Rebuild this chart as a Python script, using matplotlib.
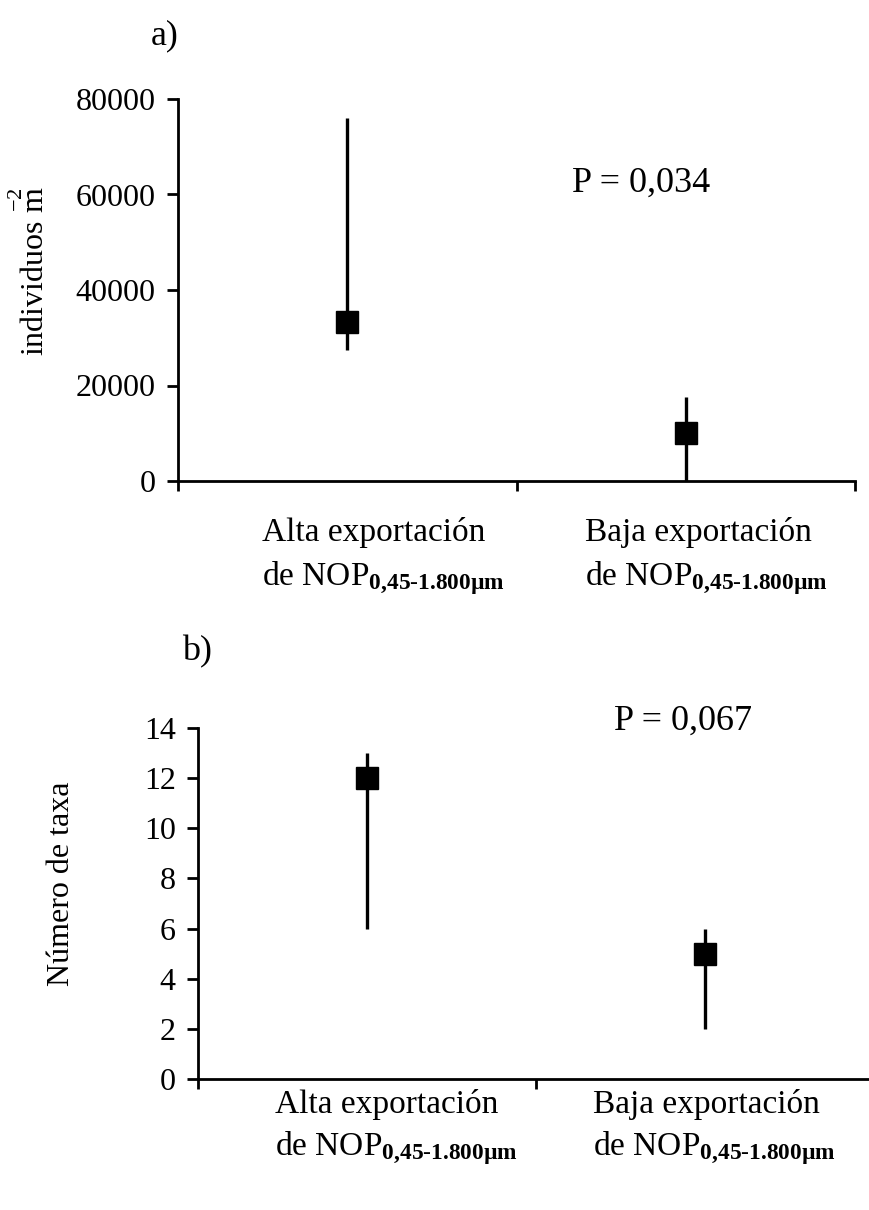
import matplotlib
matplotlib.use("Agg")
import matplotlib.pyplot as plt

plt.rcParams['font.family'] = ['Liberation Serif', 'DejaVu Serif']
plt.rcParams['mathtext.fontset'] = 'custom'
plt.rcParams['mathtext.rm'] = 'Liberation Serif'
plt.rcParams['mathtext.it'] = 'Liberation Serif:italic'
plt.rcParams['mathtext.bf'] = 'Liberation Serif:bold'

# ---- data ----
categories = ["Alta exportación", "Baja exportación"]
ind_median = [33400, 10000]
ind_min = [27400, 0]
ind_max = [76000, 17600]
ind_ticks = [0, 20000, 40000, 60000, 80000]

taxa_median = [12, 5]
taxa_min = [6, 2]
taxa_max = [13, 6]
taxa_ticks = [0, 2, 4, 6, 8, 10, 12, 14]

p_a = "P = 0,034"
p_b = "P = 0,067"

W, H = 869, 1210
fig = plt.figure(figsize=(W / 100, H / 100), dpi=100)

def px_rect(x0, x1, ytop, ybot):
    return [x0 / W, 1 - ybot / H, (x1 - x0) / W, (ybot - ytop) / H]

ax1 = fig.add_axes(px_rect(178, 855, 99, 481))
ax2 = fig.add_axes(px_rect(198, 874, 728, 1079))

TICK_FS = 23
LAB_FS = 23
CAT_FS = 24
P_FS = 26

def style(ax, ticks, ymax):
    ax.set_xlim(-0.5, 1.5)
    ax.set_ylim(0, ymax)
    ax.set_yticks(ticks)
    ax.set_yticklabels([str(t) for t in ticks])
    ax.set_xticks([-0.5, 0.5, 1.5])
    ax.set_xticklabels([])
    for s in ['top', 'right']:
        ax.spines[s].set_visible(False)
    for s in ['left', 'bottom']:
        ax.spines[s].set_linewidth(2.0)
        ax.spines[s].set_color('black')
    ax.tick_params(axis='y', direction='out', length=8, width=2, pad=8, labelsize=TICK_FS)
    ax.tick_params(axis='x', direction='out', length=7, width=2)

def draw(ax, med, lo, hi):
    xs = list(range(len(med)))
    ax.vlines(xs, lo, hi, colors='black', linewidth=2.4, clip_on=False, zorder=3)
    ax.plot(xs, med, linestyle='none', marker='s', markersize=16,
            color='black', clip_on=False, zorder=4)

style(ax1, ind_ticks, 80000)
draw(ax1, ind_median, ind_min, ind_max)
ax1.set_ylabel(r"individuos $\overset{-2}{\mathrm{m}}$", fontsize=LAB_FS)
ax1.yaxis.set_label_coords(-0.187, 0.55)
ax1.text(0.868, 62400, p_a, fontsize=P_FS, ha='center', va='center')

style(ax2, taxa_ticks, 14)
draw(ax2, taxa_median, taxa_min, taxa_max)
ax2.set_ylabel("Número de taxa", fontsize=LAB_FS)
ax2.yaxis.set_label_coords(-0.181, 0.556)
ax2.text(0.934, 14.25, p_b, fontsize=P_FS, ha='center', va='center', clip_on=False)

fig.text(165 / W, 1 - 36 / H, "a)", fontsize=26, ha='center', va='center')
fig.text(197 / W, 1 - 652 / H, "b)", fontsize=26, ha='center', va='center')

sub = r"de NOP$_{\mathbf{0{,}45}\text{-}\mathbf{1.800µm}}$"

def cat_labels(xs, y1, y2):
    for x, cat in zip(xs, categories):
        fig.text(x / W, 1 - y1 / H, cat, fontsize=CAT_FS, ha='left', va='center')
        fig.text(x / W, 1 - y2 / H, sub, fontsize=CAT_FS, ha='left', va='center')

cat_labels([262, 585], 533, 578)
cat_labels([275, 593], 1104, 1148)

fig.savefig("out.png", dpi=100)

### What is expected:
Transcribe all of the material exactly, leaving out whatever pictures it contains.

### Solved problem:
Rebuild this chart as a Python script, using matplotlib.
import matplotlib
matplotlib.use("Agg")
import matplotlib.pyplot as plt

plt.rcParams['font.family'] = ['Liberation Serif', 'DejaVu Serif']
plt.rcParams['mathtext.fontset'] = 'custom'
plt.rcParams['mathtext.rm'] = 'Liberation Serif'
plt.rcParams['mathtext.it'] = 'Liberation Serif:italic'
plt.rcParams['mathtext.bf'] = 'Liberation Serif:bold'

# ---- data ----
categories = ["Alta exportación", "Baja exportación"]
ind_median = [33400, 10000]
ind_min = [27400, 0]
ind_max = [76000, 17600]
ind_ticks = [0, 20000, 40000, 60000, 80000]

taxa_median = [12, 5]
taxa_min = [6, 2]
taxa_max = [13, 6]
taxa_ticks = [0, 2, 4, 6, 8, 10, 12, 14]

p_a = "P = 0,034"
p_b = "P = 0,067"

W, H = 869, 1210
fig = plt.figure(figsize=(W / 100, H / 100), dpi=100)

def px_rect(x0, x1, ytop, ybot):
    return [x0 / W, 1 - ybot / H, (x1 - x0) / W, (ybot - ytop) / H]

ax1 = fig.add_axes(px_rect(178, 855, 99, 481))
ax2 = fig.add_axes(px_rect(198, 874, 728, 1079))

TICK_FS = 23
LAB_FS = 23
CAT_FS = 24
P_FS = 26

def style(ax, ticks, ymax):
    ax.set_xlim(-0.5, 1.5)
    ax.set_ylim(0, ymax)
    ax.set_yticks(ticks)
    ax.set_yticklabels([str(t) for t in ticks])
    ax.set_xticks([-0.5, 0.5, 1.5])
    ax.set_xticklabels([])
    for s in ['top', 'right']:
        ax.spines[s].set_visible(False)
    for s in ['left', 'bottom']:
        ax.spines[s].set_linewidth(2.0)
        ax.spines[s].set_color('black')
    ax.tick_params(axis='y', direction='out', length=8, width=2, pad=8, labelsize=TICK_FS)
    ax.tick_params(axis='x', direction='out', length=7, width=2)

def draw(ax, med, lo, hi):
    xs = list(range(len(med)))
    ax.vlines(xs, lo, hi, colors='black', linewidth=2.4, clip_on=False, zorder=3)
    ax.plot(xs, med, linestyle='none', marker='s', markersize=16,
            color='black', clip_on=False, zorder=4)

style(ax1, ind_ticks, 80000)
draw(ax1, ind_median, ind_min, ind_max)
ax1.set_ylabel(r"individuos $\overset{-2}{\mathrm{m}}$", fontsize=LAB_FS)
ax1.yaxis.set_label_coords(-0.187, 0.55)
ax1.text(0.868, 62400, p_a, fontsize=P_FS, ha='center', va='center')

style(ax2, taxa_ticks, 14)
draw(ax2, taxa_median, taxa_min, taxa_max)
ax2.set_ylabel("Número de taxa", fontsize=LAB_FS)
ax2.yaxis.set_label_coords(-0.181, 0.556)
ax2.text(0.934, 14.25, p_b, fontsize=P_FS, ha='center', va='center', clip_on=False)

fig.text(165 / W, 1 - 36 / H, "a)", fontsize=26, ha='center', va='center')
fig.text(197 / W, 1 - 652 / H, "b)", fontsize=26, ha='center', va='center')

sub = r"de NOP$_{\mathbf{0{,}45}\text{-}\mathbf{1.800µm}}$"

def cat_labels(xs, y1, y2):
    for x, cat in zip(xs, categories):
        fig.text(x / W, 1 - y1 / H, cat, fontsize=CAT_FS, ha='left', va='center')
        fig.text(x / W, 1 - y2 / H, sub, fontsize=CAT_FS, ha='left', va='center')

cat_labels([262, 585], 533, 578)
cat_labels([275, 593], 1104, 1148)

fig.savefig("out.png", dpi=100)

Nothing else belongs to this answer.